RECORDED DATA.
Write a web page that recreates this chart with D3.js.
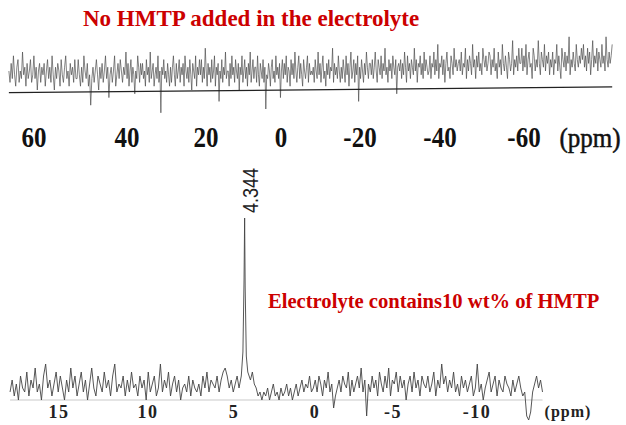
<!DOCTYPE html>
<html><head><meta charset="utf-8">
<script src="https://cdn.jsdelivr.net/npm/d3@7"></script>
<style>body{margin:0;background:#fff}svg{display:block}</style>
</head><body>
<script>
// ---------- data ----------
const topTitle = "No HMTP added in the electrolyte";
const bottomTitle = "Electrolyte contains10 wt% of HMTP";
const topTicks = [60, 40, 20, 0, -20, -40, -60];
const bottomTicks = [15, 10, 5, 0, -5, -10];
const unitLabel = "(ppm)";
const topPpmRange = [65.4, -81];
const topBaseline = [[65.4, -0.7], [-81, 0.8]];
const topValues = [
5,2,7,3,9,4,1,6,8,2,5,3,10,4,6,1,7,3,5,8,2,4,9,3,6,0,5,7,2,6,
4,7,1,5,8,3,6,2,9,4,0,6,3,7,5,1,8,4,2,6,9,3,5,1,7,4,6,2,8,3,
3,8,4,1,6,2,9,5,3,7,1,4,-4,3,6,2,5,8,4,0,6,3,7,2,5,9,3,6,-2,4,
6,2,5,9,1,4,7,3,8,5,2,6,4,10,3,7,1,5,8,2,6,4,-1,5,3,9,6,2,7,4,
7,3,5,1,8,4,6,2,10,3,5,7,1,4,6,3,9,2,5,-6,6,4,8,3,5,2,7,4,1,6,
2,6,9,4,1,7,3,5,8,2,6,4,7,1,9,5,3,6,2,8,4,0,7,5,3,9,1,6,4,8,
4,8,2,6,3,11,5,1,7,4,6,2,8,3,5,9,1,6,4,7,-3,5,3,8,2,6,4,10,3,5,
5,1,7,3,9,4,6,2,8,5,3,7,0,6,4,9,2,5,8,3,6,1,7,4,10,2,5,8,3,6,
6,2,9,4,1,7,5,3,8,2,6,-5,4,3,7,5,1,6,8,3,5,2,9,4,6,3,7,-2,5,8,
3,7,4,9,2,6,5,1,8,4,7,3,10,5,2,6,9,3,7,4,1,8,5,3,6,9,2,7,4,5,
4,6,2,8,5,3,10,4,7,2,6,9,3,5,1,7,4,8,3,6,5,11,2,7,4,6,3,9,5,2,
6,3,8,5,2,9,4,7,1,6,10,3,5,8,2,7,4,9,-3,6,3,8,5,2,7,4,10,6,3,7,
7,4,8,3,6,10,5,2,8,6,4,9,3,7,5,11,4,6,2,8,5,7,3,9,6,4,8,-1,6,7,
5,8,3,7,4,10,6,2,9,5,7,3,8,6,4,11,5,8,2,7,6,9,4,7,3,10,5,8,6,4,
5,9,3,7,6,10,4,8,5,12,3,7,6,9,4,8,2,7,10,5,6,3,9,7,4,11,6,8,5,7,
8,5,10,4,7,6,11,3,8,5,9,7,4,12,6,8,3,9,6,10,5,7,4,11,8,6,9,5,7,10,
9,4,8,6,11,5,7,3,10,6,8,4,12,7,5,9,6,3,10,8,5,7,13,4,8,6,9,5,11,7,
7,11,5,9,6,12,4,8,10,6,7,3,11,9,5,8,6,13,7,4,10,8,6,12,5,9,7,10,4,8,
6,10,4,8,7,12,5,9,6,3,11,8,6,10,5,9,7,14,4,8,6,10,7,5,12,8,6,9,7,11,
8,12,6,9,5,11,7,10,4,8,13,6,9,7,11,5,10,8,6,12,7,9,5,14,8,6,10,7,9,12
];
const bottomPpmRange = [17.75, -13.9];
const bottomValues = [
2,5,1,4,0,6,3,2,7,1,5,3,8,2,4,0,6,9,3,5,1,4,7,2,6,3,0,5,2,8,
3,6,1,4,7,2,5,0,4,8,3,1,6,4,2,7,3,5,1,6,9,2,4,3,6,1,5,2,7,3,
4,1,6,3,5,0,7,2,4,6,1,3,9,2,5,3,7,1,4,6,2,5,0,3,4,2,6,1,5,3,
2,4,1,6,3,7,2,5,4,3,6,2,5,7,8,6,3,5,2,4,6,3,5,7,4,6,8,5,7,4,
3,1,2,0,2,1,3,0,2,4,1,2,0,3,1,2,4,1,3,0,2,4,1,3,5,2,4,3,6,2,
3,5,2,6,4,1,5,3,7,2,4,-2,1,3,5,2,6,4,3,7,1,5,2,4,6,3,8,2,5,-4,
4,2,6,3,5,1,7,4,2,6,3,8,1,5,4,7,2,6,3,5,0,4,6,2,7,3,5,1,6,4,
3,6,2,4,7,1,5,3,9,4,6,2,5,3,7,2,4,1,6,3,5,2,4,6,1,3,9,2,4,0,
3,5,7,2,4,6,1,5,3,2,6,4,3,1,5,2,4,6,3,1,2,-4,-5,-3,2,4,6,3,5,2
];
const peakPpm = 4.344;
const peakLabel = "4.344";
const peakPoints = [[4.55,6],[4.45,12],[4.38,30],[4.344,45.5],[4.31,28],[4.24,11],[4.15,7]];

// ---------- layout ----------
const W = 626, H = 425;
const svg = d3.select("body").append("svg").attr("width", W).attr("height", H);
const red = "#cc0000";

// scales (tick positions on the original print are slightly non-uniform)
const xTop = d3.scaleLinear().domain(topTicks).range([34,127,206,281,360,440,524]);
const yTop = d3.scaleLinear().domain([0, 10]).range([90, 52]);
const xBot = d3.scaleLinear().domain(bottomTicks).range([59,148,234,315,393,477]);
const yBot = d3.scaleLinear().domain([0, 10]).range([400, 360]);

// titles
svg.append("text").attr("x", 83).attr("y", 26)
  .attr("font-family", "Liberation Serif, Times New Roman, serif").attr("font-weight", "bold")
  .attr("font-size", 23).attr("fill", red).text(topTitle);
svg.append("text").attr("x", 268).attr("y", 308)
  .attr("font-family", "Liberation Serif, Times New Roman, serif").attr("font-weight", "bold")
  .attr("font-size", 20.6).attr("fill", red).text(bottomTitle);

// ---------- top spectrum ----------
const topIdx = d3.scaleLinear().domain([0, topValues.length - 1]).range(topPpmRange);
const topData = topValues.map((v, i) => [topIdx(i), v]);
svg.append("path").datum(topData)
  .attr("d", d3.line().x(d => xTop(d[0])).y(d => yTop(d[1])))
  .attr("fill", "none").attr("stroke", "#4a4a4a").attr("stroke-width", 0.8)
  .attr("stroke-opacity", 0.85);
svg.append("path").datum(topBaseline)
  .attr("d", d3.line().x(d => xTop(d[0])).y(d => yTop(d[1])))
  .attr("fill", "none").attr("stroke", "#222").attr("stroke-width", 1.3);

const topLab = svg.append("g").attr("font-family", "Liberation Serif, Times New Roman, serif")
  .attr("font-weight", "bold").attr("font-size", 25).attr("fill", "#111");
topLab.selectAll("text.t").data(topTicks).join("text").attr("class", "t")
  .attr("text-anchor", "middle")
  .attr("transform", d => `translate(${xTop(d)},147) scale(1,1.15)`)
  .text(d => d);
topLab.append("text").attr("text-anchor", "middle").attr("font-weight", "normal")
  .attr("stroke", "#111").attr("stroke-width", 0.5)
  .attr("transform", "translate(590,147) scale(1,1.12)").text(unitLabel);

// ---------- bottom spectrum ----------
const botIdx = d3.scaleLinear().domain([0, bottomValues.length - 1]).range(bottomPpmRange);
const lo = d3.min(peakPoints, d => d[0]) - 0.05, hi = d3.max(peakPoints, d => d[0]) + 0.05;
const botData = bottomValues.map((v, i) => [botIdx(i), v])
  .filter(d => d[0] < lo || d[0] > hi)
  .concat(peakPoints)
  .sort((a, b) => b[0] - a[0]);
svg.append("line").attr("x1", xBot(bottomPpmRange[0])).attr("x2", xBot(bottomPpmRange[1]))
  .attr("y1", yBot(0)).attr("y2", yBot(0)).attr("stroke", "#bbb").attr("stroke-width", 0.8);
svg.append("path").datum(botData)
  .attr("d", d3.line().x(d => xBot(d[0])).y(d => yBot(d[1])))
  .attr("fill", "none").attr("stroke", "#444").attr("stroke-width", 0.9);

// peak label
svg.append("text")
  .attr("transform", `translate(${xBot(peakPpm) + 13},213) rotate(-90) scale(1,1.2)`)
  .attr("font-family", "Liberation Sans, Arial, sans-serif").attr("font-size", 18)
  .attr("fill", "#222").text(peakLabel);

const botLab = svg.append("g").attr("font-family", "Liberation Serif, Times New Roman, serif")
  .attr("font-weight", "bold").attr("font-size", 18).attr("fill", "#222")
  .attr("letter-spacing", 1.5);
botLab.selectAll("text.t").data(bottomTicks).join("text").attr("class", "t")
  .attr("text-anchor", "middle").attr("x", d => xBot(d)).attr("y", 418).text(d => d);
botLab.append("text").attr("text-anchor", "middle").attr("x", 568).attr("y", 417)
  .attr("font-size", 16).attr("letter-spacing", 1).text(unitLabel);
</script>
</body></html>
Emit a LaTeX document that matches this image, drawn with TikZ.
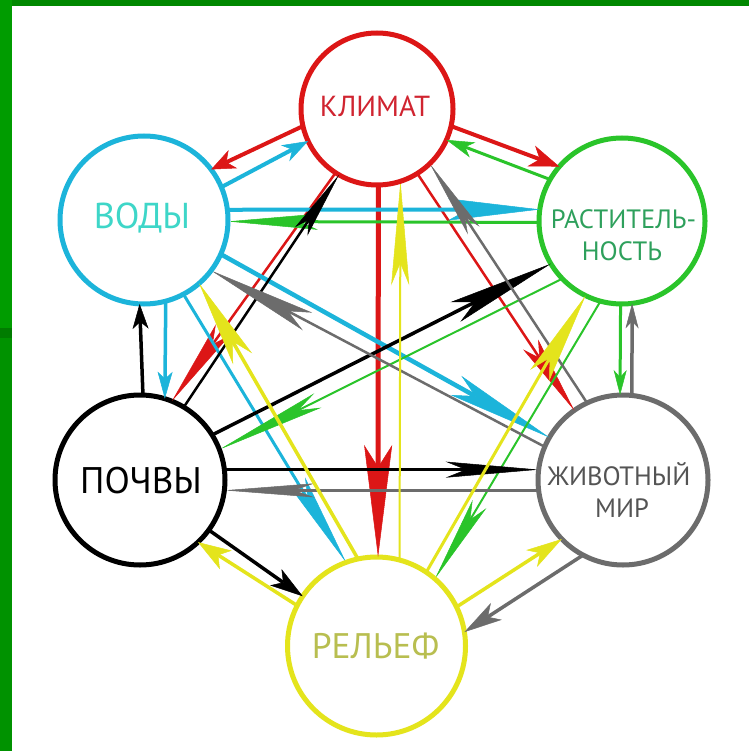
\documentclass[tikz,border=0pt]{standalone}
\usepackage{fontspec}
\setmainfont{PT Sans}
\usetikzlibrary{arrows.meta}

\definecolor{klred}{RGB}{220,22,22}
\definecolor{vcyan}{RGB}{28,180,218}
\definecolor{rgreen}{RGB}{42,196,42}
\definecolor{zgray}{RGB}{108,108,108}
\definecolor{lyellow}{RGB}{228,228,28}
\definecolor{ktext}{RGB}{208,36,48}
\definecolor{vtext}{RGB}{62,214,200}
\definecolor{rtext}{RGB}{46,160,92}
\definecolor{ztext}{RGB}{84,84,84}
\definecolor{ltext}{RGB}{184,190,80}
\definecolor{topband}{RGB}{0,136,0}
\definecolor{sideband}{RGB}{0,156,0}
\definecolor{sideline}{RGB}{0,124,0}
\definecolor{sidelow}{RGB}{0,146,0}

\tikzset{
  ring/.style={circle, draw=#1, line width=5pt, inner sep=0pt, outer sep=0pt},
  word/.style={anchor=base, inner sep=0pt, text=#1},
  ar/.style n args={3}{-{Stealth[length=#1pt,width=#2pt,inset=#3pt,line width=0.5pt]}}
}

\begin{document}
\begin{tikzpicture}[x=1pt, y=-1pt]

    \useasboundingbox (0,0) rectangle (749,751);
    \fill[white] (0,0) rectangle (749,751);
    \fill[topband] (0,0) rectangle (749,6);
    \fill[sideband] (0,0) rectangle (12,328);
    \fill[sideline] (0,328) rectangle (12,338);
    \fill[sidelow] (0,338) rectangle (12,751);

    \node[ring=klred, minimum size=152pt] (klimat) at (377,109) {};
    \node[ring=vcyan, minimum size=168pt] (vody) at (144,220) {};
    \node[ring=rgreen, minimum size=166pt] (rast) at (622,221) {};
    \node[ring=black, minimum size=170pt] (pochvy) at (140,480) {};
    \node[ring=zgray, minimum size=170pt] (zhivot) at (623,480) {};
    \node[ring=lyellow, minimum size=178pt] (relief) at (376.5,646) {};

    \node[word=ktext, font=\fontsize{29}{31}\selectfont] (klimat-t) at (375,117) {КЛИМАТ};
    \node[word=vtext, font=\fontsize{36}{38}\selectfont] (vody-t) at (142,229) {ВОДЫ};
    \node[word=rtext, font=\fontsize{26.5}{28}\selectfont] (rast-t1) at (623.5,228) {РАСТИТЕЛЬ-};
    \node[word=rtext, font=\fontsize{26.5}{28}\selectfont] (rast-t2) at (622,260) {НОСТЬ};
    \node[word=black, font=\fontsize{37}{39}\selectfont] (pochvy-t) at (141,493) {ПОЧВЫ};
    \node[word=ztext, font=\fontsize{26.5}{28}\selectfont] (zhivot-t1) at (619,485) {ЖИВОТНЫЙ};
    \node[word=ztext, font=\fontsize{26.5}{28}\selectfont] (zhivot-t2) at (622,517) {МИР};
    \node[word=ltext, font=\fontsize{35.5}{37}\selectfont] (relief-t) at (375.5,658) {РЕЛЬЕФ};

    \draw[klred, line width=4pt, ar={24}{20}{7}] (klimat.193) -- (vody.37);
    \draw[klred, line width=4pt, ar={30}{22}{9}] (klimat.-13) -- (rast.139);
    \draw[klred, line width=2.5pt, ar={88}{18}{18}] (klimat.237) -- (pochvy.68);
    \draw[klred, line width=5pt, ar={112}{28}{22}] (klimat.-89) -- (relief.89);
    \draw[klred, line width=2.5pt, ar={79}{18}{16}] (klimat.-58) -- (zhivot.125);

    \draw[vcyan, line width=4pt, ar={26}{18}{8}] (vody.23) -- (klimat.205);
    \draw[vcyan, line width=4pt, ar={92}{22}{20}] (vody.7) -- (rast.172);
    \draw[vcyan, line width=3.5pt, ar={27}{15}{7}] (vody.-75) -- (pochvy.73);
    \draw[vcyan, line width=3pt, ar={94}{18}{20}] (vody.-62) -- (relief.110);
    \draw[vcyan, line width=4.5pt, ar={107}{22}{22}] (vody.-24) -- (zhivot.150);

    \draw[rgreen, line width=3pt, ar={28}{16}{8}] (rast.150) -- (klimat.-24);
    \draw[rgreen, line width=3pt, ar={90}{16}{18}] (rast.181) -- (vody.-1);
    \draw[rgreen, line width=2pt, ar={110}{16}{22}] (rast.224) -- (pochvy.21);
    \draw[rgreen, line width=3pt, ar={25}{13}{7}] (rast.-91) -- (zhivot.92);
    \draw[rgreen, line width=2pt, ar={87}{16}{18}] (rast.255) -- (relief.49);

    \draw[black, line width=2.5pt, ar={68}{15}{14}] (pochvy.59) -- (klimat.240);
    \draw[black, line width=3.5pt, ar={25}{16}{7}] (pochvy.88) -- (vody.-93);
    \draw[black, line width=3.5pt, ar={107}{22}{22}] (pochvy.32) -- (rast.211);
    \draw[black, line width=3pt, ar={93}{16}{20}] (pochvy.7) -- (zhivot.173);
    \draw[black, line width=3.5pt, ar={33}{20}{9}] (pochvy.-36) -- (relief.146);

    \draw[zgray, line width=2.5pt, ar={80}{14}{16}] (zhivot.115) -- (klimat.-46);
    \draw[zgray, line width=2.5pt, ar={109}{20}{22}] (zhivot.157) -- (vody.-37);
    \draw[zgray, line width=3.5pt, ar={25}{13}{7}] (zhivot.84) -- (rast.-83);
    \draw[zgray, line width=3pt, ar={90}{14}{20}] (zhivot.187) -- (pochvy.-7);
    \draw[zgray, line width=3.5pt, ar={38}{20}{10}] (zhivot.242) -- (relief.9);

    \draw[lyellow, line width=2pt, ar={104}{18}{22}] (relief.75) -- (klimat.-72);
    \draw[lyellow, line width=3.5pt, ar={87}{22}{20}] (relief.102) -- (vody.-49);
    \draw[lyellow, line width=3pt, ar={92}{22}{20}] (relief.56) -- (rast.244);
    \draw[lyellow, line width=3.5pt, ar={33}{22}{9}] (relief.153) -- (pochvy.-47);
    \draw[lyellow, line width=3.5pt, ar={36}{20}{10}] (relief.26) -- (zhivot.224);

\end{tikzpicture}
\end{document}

PROBLEM TO WORK ON. Search the entries for the word "that" and gather every line where it appears.

THE SOLUTION.
Write a web page that recreates this chart with D3.js.
Emit a LaTeX document that matches this image, drawn with TikZ.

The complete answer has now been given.